Going forward strongly recommend that:
The NDC should rather focus on resolving its internal problems rather that going for an early election as the outcome of the election whichever way it goes may worsen the plight of the NDC and the Nation may be the ultimate loser.
President Mill as the leader of the NDC should take urgent steps to unite the rank and file of the party before any election to elect a flag bearer as the outcome of such an election, more than anything else may leave some unpleasant consequences on his person, leadership and the Nation at large.
The Presidency must acknowledge the fact that it did not ascend to power through an independent candidature but rode on the back of a political party as such the principle of fair and equitable representation, inclusivity, and participation by all the key interest groups of the party must be the watch word. Let His Excellency be reminded that his tenure will be judged on two fronts; National context and Party context, and one is as good or bad as the other. This is a stark reality.
The Presidency’s ardent internal critics; the Rawlingses should consider the fact that the ‘political’ Prof Mills was their creation and what they saw in him over a decade ago is still in him today. They should give him some space to execute his mandate, constructive criticism is good and welcome but vile, destructive and repugnant attacks must be condemn irrespective of their source. President Rawlings has paid his due to mother Ghana in his nineteen year term, President Mills must be allowed to do what he can in his four year mandate. It should also me made clear to the young ministers who are undermining the influence of the Rawlingses should have a second thought.

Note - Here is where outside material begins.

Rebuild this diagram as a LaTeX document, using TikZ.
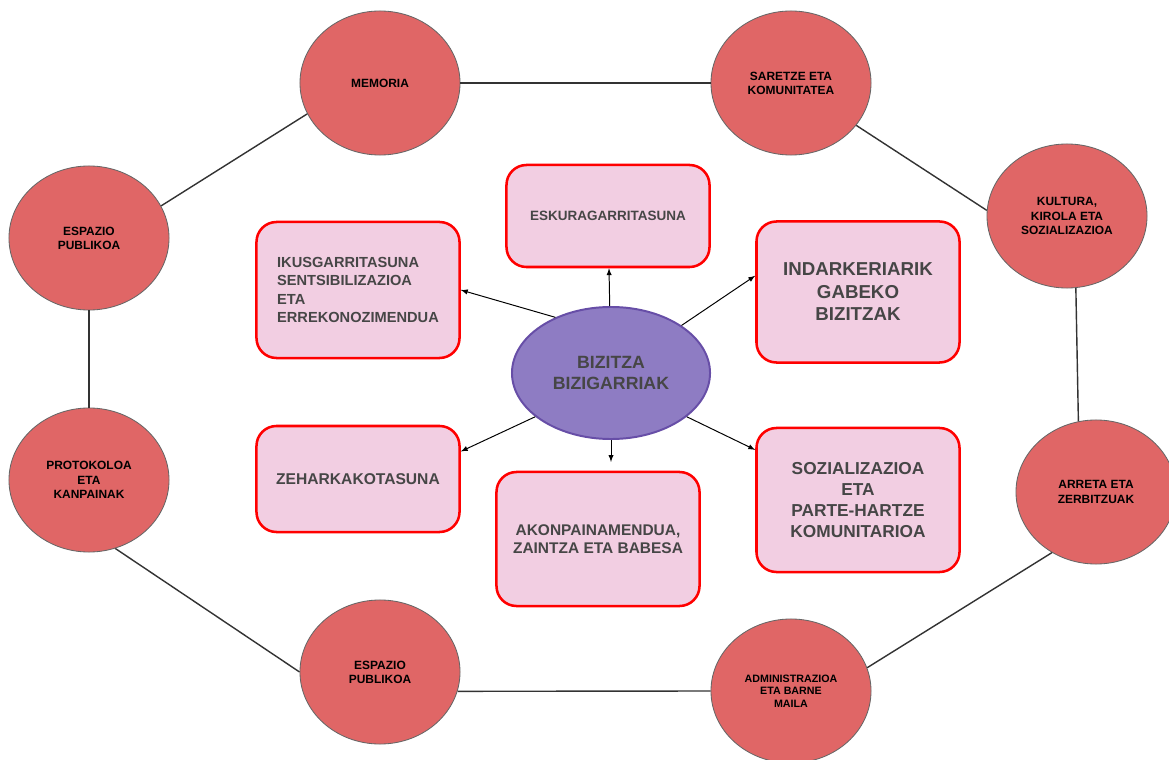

NDC followers irrespective of their status or ‘camps’ should be wary of their comments and utterances in their desperate quest to destroy the other half, they may be destroying their own selves in the process. It must be stated that DR Ekwow Spio- Garbah’s recent picking of the nomination form to contest for the NDC Flagbearership advertised by the Party probably due to flurry of calls on him to contest could increase the doom of the party in 2012 regardless of who wins . Regardless of what some persons in the government consider him to be, He has the ability to deliver. Those who think they cannot work with Spio, because he is probably their enemies should know that, you must not be friends with someone before you can work with. The president and the party executives must as a matter of urgency find a way of eloping him into the government to cease these continued cracks in the party.
What seemed earlier to be ‘friendly fire’ is now becoming very hostile and ‘political own goals’ form the NDC are becoming one too many for redemption. One fact that cannot be ignored is that the Rawlingses as it stands now cannot win any national election without the Mills camp and vice versa so therefore the posture of the feuding parties within the NDC must be more reconciliatory than anything else unless the Party does not intend to contest and win the 2012 elections.
Well meaning statesmen should intervene, considering the potential danger this internal wrangles may pose to national unity, stability and development. The wise counsel and guidance of the NDC party elders if any is more crucial now than ever before.
The other political Parties should learn useful lessons from the NDC turmoil and close up their ranks. One risk having a branch of a tree or stake falling on his head when he dares to collect fruits in a windy storm.